Dear Sisters and Brothers in Christ,
Standing thoughtfully and prayerfully beside Stonehenge two weeks ago, as Lynn Ellen and I were traveling in England, I was struck by the vast expanse of time over which humans have been worshiping. Stonehenge is about 5,000 years old, a roughly similar age as the start of the Mesopotamian and of the Egyptian civilizations. St. Paul had a similar recognition when he noted that “Ever since the creation of the world God’s eternal power and divine nature, invisible though they are, have been understood and seen through the things God has made” (Romans 1:20).
And humans have not just been worshiping casually. We have been worshiping in ways that required great efforts of organizing people, expending resources, and developing technologies to do things like moving massive stones over long distances and building giant pyramids. We have been worshiping in ways that have left magnificent artifacts we can still see. We have been worshiping in ways that have worked changes upon civilization, even if we cannot know exactly how our world has been changed in the process.

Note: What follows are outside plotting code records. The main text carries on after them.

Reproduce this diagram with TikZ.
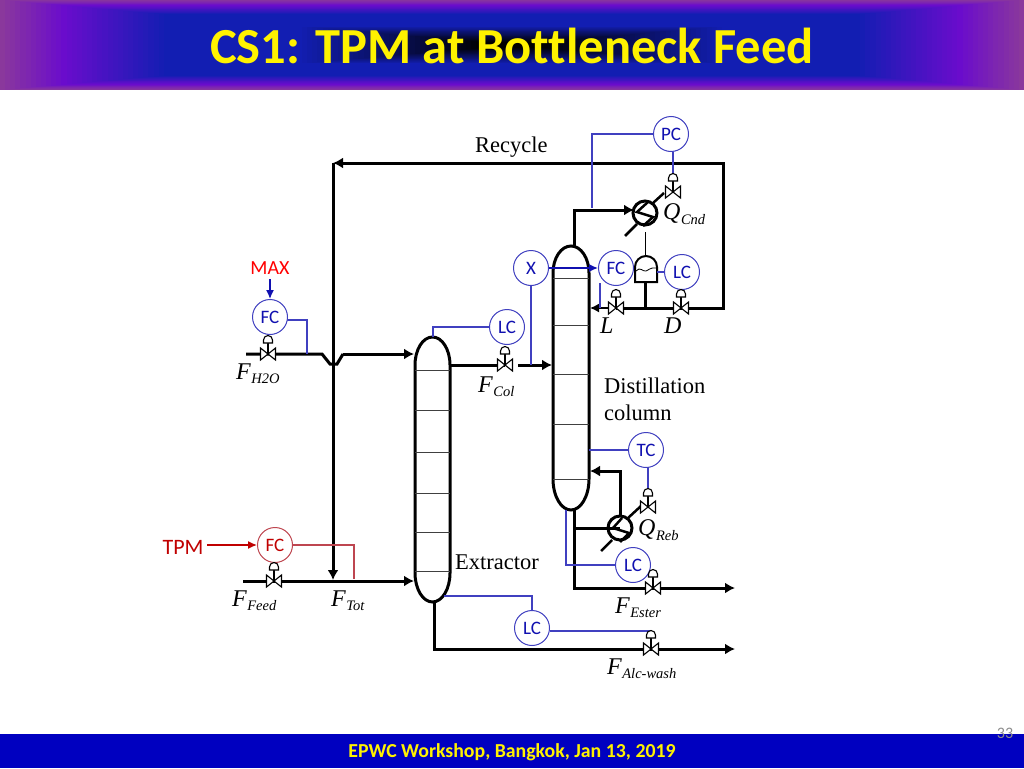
\documentclass[tikz,border=0pt]{standalone}
\usepackage{fontspec}
\setmainfont{Liberation Serif}
\newfontfamily\calibrifont[Ligatures=NoCommon]{Carlito}
\usetikzlibrary{positioning,backgrounds,arrows.meta}

\definecolor{hdrEdge}{RGB}{138,56,156}
\definecolor{hdrPurple}{RGB}{106,12,204}
\definecolor{hdrBlue}{RGB}{18,30,178}
\definecolor{sigBlue}{RGB}{64,64,192}
\definecolor{txtBlue}{RGB}{16,16,176}
\definecolor{tpmRed}{RGB}{192,0,0}
\definecolor{sigRed}{RGB}{190,70,80}
\definecolor{footBlue}{RGB}{0,0,192}

\newcommand{\streamlbl}[2]{\textit{#1\kern0.5pt\raisebox{-0.4ex}{\fontsize{14.5}{15}\selectfont #2}}}

\tikzset{
	ctrl/.style={circle, draw=sigBlue, line width=1pt, fill=white, minimum size=35pt, inner sep=0pt, text=txtBlue, font=\calibrifont\fontsize{19}{19}\selectfont},
	ctrlred/.style={ctrl, draw=sigRed, text=tpmRed},
	stream/.style={line width=3pt},
	streamtip/.style={line width=3pt, -{Latex[length=10pt,width=11pt]}},
	signal/.style={line width=1.2pt, draw=sigBlue},
	signalred/.style={line width=1.2pt, draw=sigRed},
	sigtip/.style={line width=1.4pt, -{Latex[length=9pt,width=8pt]}},
	tray/.style={line width=1pt, draw=black!75},
	lbl/.style={inner sep=0pt, anchor=west, font=\fontsize{22.5}{24}\selectfont},
	strlbl/.style={inner sep=0pt, anchor=west, font=\fontsize{24}{24}\selectfont},
	valve/.pic={
		\coordinate (-body) at (0,0);
		\coordinate (-act) at (0,-18);
		\draw[line width=1.1pt] (0,0) -- (0,-11);
		\draw[line width=1.1pt, fill=white] (-7.5,-6) -- (7.5,6) -- (7.5,-6) -- (-7.5,6) -- cycle;
		\draw[line width=1.1pt, fill=white] (-4.5,-11) -- (4.5,-11) -- (4.5,-14) arc[start angle=0, end angle=180, radius=4.5pt] -- cycle;
	}
}

\begin{document}
\begin{tikzpicture}[x=1pt,y=-1pt]
\useasboundingbox (0,0) rectangle (1024,768);

% header
\foreach \f in {0,...,11} {
	\pgfmathsetmacro\m{100*\f/12}
	\fill[hdrPurple!\m!hdrEdge] (5.12*\f,0.45*\f) rectangle (1024-5.12*\f,90-0.45*\f);
}
\foreach \f in {12,...,31} {
	\pgfmathsetmacro\m{100*(\f-12)/20}
	\fill[hdrBlue!\m!hdrPurple] (5.12*\f,0.45*\f) rectangle (1024-5.12*\f,90-0.45*\f);
}
\foreach \f in {32,...,94} {
	\pgfmathsetmacro\m{\f<58 ? 0 : 100*(\f-58)/36}
	\fill[black!\m!hdrBlue] (5.12*\f,0.45*\f) rectangle (1024-5.12*\f,90-0.45*\f);
}
\node[text=yellow, font=\calibrifont\bfseries\fontsize{50.5}{51}\selectfont] (title) at (512,46) {CS1: TPM at Bottleneck Feed};

% footer
\fill[footBlue] (0,734) rectangle (1024,768);
\node[text=yellow, font=\calibrifont\bfseries\fontsize{19.8}{20}\selectfont] (foot) at (512,752) {EPWC Workshop, Bangkok, Jan 13, 2019};
\node[text=black!45, font=\calibrifont\fontsize{16}{16}\selectfont] (pagenum) at (1005,733) {33};

% controllers
\node[ctrl] (PC) at (671,134) {PC};
\node[ctrl] (X) at (531,268) {X};
\node[ctrl] (FCrefl) at (616,268) {FC};
\node[ctrl] (LCdrum) at (682,272) {LC};
\node[ctrl] (FCwat) at (270,317) {FC};
\node[ctrl] (LCext) at (507,327) {LC};
\node[ctrl] (TC) at (646,450) {TC};
\node[ctrl] (LCbot) at (633,565) {LC};
\node[ctrl] (LCwash) at (532,628) {LC};
\node[ctrlred] (FCfeed) at (275,545) {FC};

% valves
\pic (vQcnd) at (673,192) {valve};
\pic (vL) at (616,308) {valve};
\pic (vD) at (681,308) {valve};
\pic (vWat) at (268,354) {valve};
\pic (vCol) at (505,365) {valve};
\pic (vQreb) at (648,507) {valve};
\pic (vFeed) at (274,581) {valve};
\pic (vEster) at (653,588) {valve};
\pic (vWash) at (651,649) {valve};

% fixed points
\coordinate (extTop) at (433,337);
\coordinate (extBot) at (434,602);
\coordinate (colTop) at (574,246);
\coordinate (colBot) at (574,510);
\coordinate (cnd) at (645,213);
\coordinate (reb) at (620,528);
\coordinate (drumTop) at (645,256);
\coordinate (drumBot) at (645,282);
\coordinate (recEnd) at (723,308);
\coordinate (recCorner) at (723,163);
\coordinate (recLeft) at (333,163);

\begin{pgfonlayer}{background}
% columns
\draw[line width=3pt] (415,365) arc[start angle=180, end angle=0, x radius=17.5pt, y radius=28pt] -- (450,573) arc[start angle=0, end angle=-180, x radius=17.5pt, y radius=29pt] -- cycle;
\foreach \y in {370,410,452,493,532,571}
	\draw[tray] (415,\y) -- (450,\y);
\draw[line width=3pt] (553,273) arc[start angle=180, end angle=0, x radius=18pt, y radius=27pt] -- (589,479) arc[start angle=0, end angle=-180, x radius=18pt, y radius=31pt] -- cycle;
\foreach \y in {278,325,374,424,479}
	\draw[tray] (553,\y) -- (589,\y);

% condenser and reboiler
\draw[line width=3pt] (cnd) circle[radius=12pt];
\draw[line width=2.5pt] (625,236) -- (637,224);
\draw[line width=2.5pt] (653,203) -- (664,193);
\draw[line width=2.5pt] (648,202) -- (637,212) -- (653,217) -- (643,226);
\draw[line width=3pt] (reb) circle[radius=12pt];
\draw[line width=2.5pt] (601,551) -- (612,540);
\draw[line width=2.5pt] (628,518) -- (641,506);
\draw[line width=2.5pt] (622,518) -- (613,528) -- (629,533) -- (620,542);

% drum
\draw[line width=2pt] (635,282) -- (635,267) arc[start angle=180, end angle=0, x radius=11pt, y radius=11pt] -- (657,282) -- cycle;
\draw[line width=0.8pt] (636,271) .. controls (640,266) and (643,272) .. (646,271) .. controls (649,270) and (651,267) .. (656,268);
\draw[line width=1pt] (cnd) ++(0,19) -- (drumTop);
\draw[stream] (drumBot) -- (645,308);

% main lines
\draw[streamtip] (colTop) -- (574,210) -- (634,210);
\draw[streamtip] (vL-body -| vD-body) -- (recEnd) -- (recCorner) -- (recLeft);
\draw[stream] (vL-body) -- (vD-body);
\draw[line width=1.5pt, -{Latex[length=9pt,width=9pt]}] (vL-body) -- (590,308);
\draw[streamtip] (recLeft) -- (333,580);
\draw[stream] (246,354) -- (vWat-body) -- (322,354) -- (330,364) -- (337,364) -- (343,354);
\draw[streamtip] (343,354) -- (414,354);
\draw[streamtip] (243,581) -- (vFeed-body) -- (414,581);
\draw[stream] (450,365) -- (vCol-body);
\draw[streamtip] (518,365) -- (552,365);
\draw[stream] (colBot) -- (574,588) -- (vEster-body);
\draw[streamtip] (vEster-body) -- (735,588);
\draw[stream] (574,528) -- (reb);
\draw[streamtip] (620,516) -- (620,471) -- (590,471);
\draw[stream] (extBot) -- (434,649) -- (vWash-body);
\draw[streamtip] (vWash-body) -- (735,649);

% signals
\draw[signal] (PC.west) -| (592,208);
\draw[signal] (vQcnd-act |- PC.south) -- (vQcnd-act);
\draw[signal] (531,285) -- (531,365);
\draw[sigtip, draw=txtBlue, fill=txtBlue] (X.east) -- (FCrefl.west);
\draw[signal] (LCdrum.west) -- (657,272);
\draw[signal] (600,283) -- (600,308);
\draw[signal] (LCext.west) -| (extTop);
\draw[signal] (287,320) -| (307,354);
\draw[sigtip, draw=txtBlue, fill=txtBlue] (270,279) -- (FCwat.north);
\draw[signal] (TC.west) -- (589,450);
\draw[signal] (vQreb-act |- 0,467) -- (vQreb-act);
\draw[signal] (LCbot.west) -| (566,510);
\draw[signal] (LCwash.north) |- (444,596);
\draw[signal] (LCwash.east |- vWash-act) -- (vWash-act);
\draw[sigtip, draw=tpmRed, fill=tpmRed] (207,545) -- (FCfeed.west);
\draw[signalred] (FCfeed.east) -- (354,545) -- (354,579);
\end{pgfonlayer}

% labels
\node[lbl] (lblRec) at (475,147) {Recycle};
\node[lbl, align=left, font=\fontsize{22.5}{27}\selectfont] (lblDist) at (604,399) {Distillation\\column};
\node[lbl] (lblExt) at (455,562) {Extractor};
\node[strlbl] (lblL) at (600,326) {\textit{L}};
\node[strlbl] (lblD) at (664,326) {\textit{D}};
\node[strlbl] (lblQc) at (663,214) {\streamlbl{Q}{Cnd}};
\node[strlbl] (lblQr) at (638,530) {\streamlbl{Q}{Reb}};
\node[strlbl] (lblFw) at (236,374) {\streamlbl{F}{H2O}};
\node[strlbl] (lblFc) at (478,387) {\streamlbl{F}{Col}};
\node[strlbl] (lblFf) at (232,601) {\streamlbl{F}{Feed}};
\node[strlbl] (lblFt) at (331,601) {\streamlbl{F}{Tot}};
\node[strlbl] (lblFe) at (615,608) {\streamlbl{F}{Ester}};
\node[strlbl] (lblFa) at (607,669) {\streamlbl{F}{Alc-wash}};
\node[text=red, font=\calibrifont\fontsize{20}{20}\selectfont] (lblMax) at (270,268) {MAX};
\node[text=tpmRed, font=\calibrifont\fontsize{22}{22}\selectfont] (lblTpm) at (183,547) {TPM};
\end{tikzpicture}
\end{document}
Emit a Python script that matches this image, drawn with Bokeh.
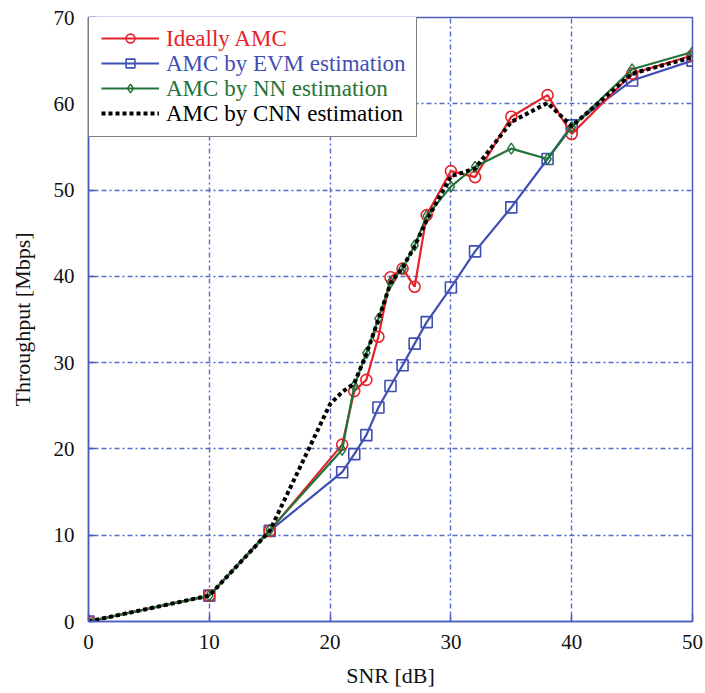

While we may not understand much about the content of such ancient worship, we can reflect upon how our Christian worship stands within this long time span of ongoing religious activities. People have been doing the same kinds of things we now do in worship―praying, singing, making music, and conducting religious ceremonies―as far back in time as we can tell.
We can also try to reflect upon how our Christian worship of today may stand as a basis for future religious activities. We might rightly expect that people will continue doing the same kinds of things we now do in worship―praying, singing, making music, and conducting religious ceremonies―as far ahead in time as we can imagine. No one knows what those might someday look like.
How might such recognition work upon your experience of worship? When you enter into a moment of personal prayer, think of the generations who have prayed in any way before you, and of the generations who will pray after you. When you enter into a church building for communal worship, think of the generations who have worshiped in any kind of sacred space before you, and of the generations who will worship after you. Try to see yourself and your fellow worshipers of today as being at a midpoint in an unbroken continuum of one of humankind’s most enriching and enduring of activities.